For some people, being carless and having to walk all the time might seem like a drag. Sometimes it is a little bit, when it's bitingly cold and windy and you are carrying lots of things, but it also means I have the chance at these moments, alone with the city sparkling silently, frigidly around me. I also know that for some people this kind of quiet can either feel frightening or boring, but it never seems that way to me. There's something in the combination of the vast sky arcing overhead, the short scale of the buildings here, and the snowmen still standing proud in the yards and on the pond that gives me a comforting feeling that things are as they should be.

4 comments:

Anonymous said...

I certainly agree with what you said about being carless. Living in a compact town of about 60k people, biking or walking gets me everywhere in here. Maybe soaked at times, but I'm not complaining too much.

Driving might be convenient, but you'll miss out on so much. Most walking routes I've taken have been at their best either in the middle of silent nights or early when the morning glow is starting to kick in. Can't wait to experience Iceland like that!

Anonymous said...

There's magic (again) in this post, and it made me think: have you never thought of cycling in Reykjavik?
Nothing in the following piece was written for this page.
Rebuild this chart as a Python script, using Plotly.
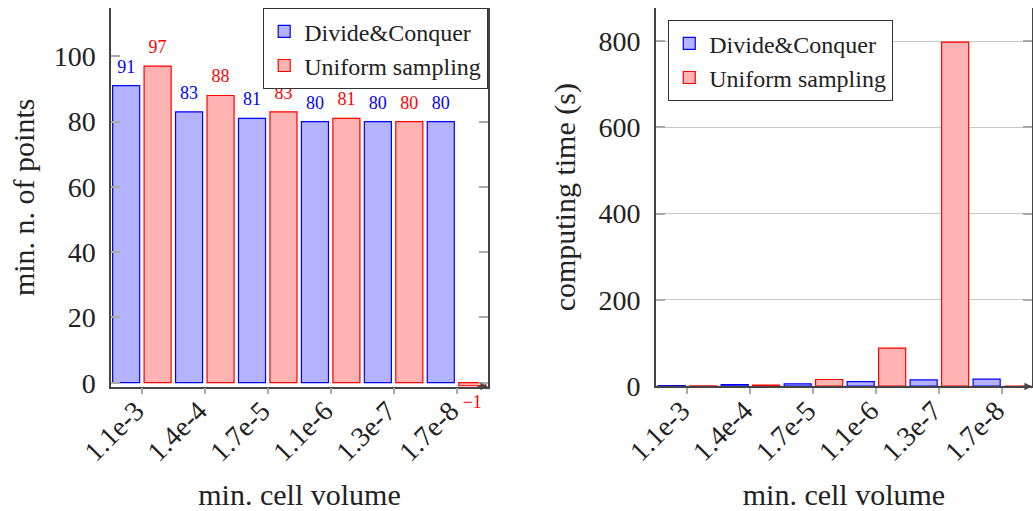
import plotly.graph_objects as go

# ---------------- data ----------------
categories = ["1.1e-3", "1.4e-4", "1.7e-5", "1.1e-6", "1.3e-7", "1.7e-8"]
series_names = ["Divide&Conquer", "Uniform sampling"]
dc_points = [91, 83, 81, 80, 80, 80]
us_points = [97, 88, 83, 81, 80, -1]
dc_time = [1, 3, 5, 10, 14, 16]
us_time = [0.5, 2, 15, 88, 798, 0]
points_ticks = [0, 20, 40, 60, 80, 100]
time_ticks = [0, 200, 400, 600, 800]

# ---------------- style ----------------
BLUE_LINE = "#0000ff"
BLUE_FILL = "rgb(179,179,255)"
RED_LINE = "#ff0000"
RED_FILL = "rgb(255,179,179)"
FONT = "'Liberation Serif', 'Times New Roman', Times, serif"
AXIS_COLOR = "#444444"
TICK_COLOR = "#aaaaaa"
TEXT_COLOR = "#222222"


def f(size, color=TEXT_COLOR):
    return dict(family=FONT, size=size, color=color)


def label(vals):
    return [str(v).replace("-", "\u2212") for v in vals]


def positions(vals):
    return ["top center" if v >= 0 else "bottom center" for v in vals]


fig = go.Figure()

# left panel: bars
fig.add_trace(go.Bar(
    x=categories, y=dc_points, name=series_names[0],
    marker=dict(color=BLUE_FILL, line=dict(color=BLUE_LINE, width=1.2)),
    cliponaxis=False, xaxis="x", yaxis="y", legend="legend"))
fig.add_trace(go.Bar(
    x=categories, y=us_points, name=series_names[1],
    marker=dict(color=RED_FILL, line=dict(color=RED_LINE, width=1.2)),
    cliponaxis=False, xaxis="x", yaxis="y", legend="legend"))

# left panel: value labels (grouped scatter text aligned with bars)
fig.add_trace(go.Scatter(
    x=categories, y=dc_points, mode="markers+text", text=label(dc_points),
    textposition=positions(dc_points), textfont=f(18, BLUE_LINE),
    marker=dict(size=12, opacity=0), showlegend=False, hoverinfo="skip",
    cliponaxis=False, xaxis="x", yaxis="y"))
fig.add_trace(go.Scatter(
    x=categories, y=us_points, mode="markers+text", text=label(us_points),
    textposition=positions(us_points), textfont=f(18, RED_LINE),
    marker=dict(size=12, opacity=0), showlegend=False, hoverinfo="skip",
    cliponaxis=False, xaxis="x", yaxis="y"))

# right panel: bars
fig.add_trace(go.Bar(
    x=categories, y=dc_time, name=series_names[0],
    marker=dict(color=BLUE_FILL, line=dict(color=BLUE_LINE, width=1.2)),
    cliponaxis=False, xaxis="x2", yaxis="y2", legend="legend2"))
fig.add_trace(go.Bar(
    x=categories, y=us_time, name=series_names[1],
    marker=dict(color=RED_FILL, line=dict(color=RED_LINE, width=1.2)),
    cliponaxis=False, xaxis="x2", yaxis="y2", legend="legend2"))

xcommon = dict(
    type="category", showline=True, linecolor=AXIS_COLOR, linewidth=1.5,
    ticks="outside", ticklen=6, tickcolor=TICK_COLOR, tickwidth=1.5,
    tickangle=-45, showgrid=False, zeroline=False, automargin=False,
    ticklabelstandoff=-11, ticklabelshift=-6,
    tickfont=f(28),
    title=dict(text="min. cell volume", font=f(30), standoff=29),
)
ycommon = dict(
    showline=True, linecolor=AXIS_COLOR, linewidth=1.5, mirror="ticks",
    ticks="inside", ticklen=9, tickcolor=TICK_COLOR, tickwidth=1.5,
    zeroline=False, ticklabelstandoff=8, automargin=False,
    tickfont=f(28),
)

fig.update_layout(
    template="none",
    width=1033, height=511,
    margin=dict(l=0, r=0, t=0, b=0),
    paper_bgcolor="white", plot_bgcolor="white",
    barmode="group", bargap=0, bargroupgap=0.14,
    scattermode="group", scattergap=0,
    font=f(24),
    xaxis=dict(domain=[0.1075, 0.4724], anchor="y", range=[-0.49, 5.5], **xcommon),
    yaxis=dict(domain=[0.2434, 0.9843], anchor="x", range=[-1.2, 114.8],
               tickvals=points_ticks, showgrid=False,
               title=dict(text="min. n. of points", font=f(30), standoff=10),
               **ycommon),
    xaxis2=dict(domain=[0.635, 0.999], anchor="y2", range=[-0.5, 5.47], **xcommon),
    yaxis2=dict(domain=[0.2438, 0.9843], anchor="x2", range=[-1, 877],
                tickvals=time_ticks, showgrid=True, gridcolor="#c8c8c8", gridwidth=1,
                title=dict(text="computing time (s)", font=f(30), standoff=14),
                **ycommon),
    legend=dict(x=0.4724, y=0.9843, xanchor="right", yanchor="top",
                bordercolor="#333333", borderwidth=1.2, bgcolor="white",
                font=f(24), tracegroupgap=0),
    legend2=dict(x=0.6467, y=0.9609, xanchor="left", yanchor="top",
                 bordercolor="#333333", borderwidth=1.2, bgcolor="white",
                 font=f(24), tracegroupgap=0),
    annotations=[
        dict(xref="x domain", yref="y domain", x=1, y=0, ax=-12, ay=0, axref="pixel", ayref="pixel",
             showarrow=True, arrowhead=2, arrowsize=1, arrowwidth=1.5, arrowcolor=AXIS_COLOR, text=""),
        dict(xref="x2 domain", yref="y2 domain", x=1, y=0, ax=-12, ay=0, axref="pixel", ayref="pixel",
             showarrow=True, arrowhead=2, arrowsize=1, arrowwidth=1.5, arrowcolor=AXIS_COLOR, text=""),
    ],
)

fig.write_html("out.html")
Is it a bike-friendly city (like most scandinavian cities) or do icelanders definitely prefer driving big cars?

ECS said...

dtw- I hope Iceland doesn't disappoint you after you've spent all this time getting excited about it!

steffán- people do bike but it's not really designed for biking like Amsterdam is (can't compare to other Scandinavian cities because I haven't seen any other ones). The streets are narrow, the sidewalks icy at this time of year, and the cars are large. Not to mention the weather can be rather bike-unfriendly. But, I'm ok with walking :-)

Anonymous said...

Heh, true. But I believe that in all my optimism I've managed to stay relatively realistic. As I recently wrote in my own blog, I know that in some occasions Iceland will be like I imagined it to be, in some it will surprise me and in some it will disappoint me. That's no more than I can ask.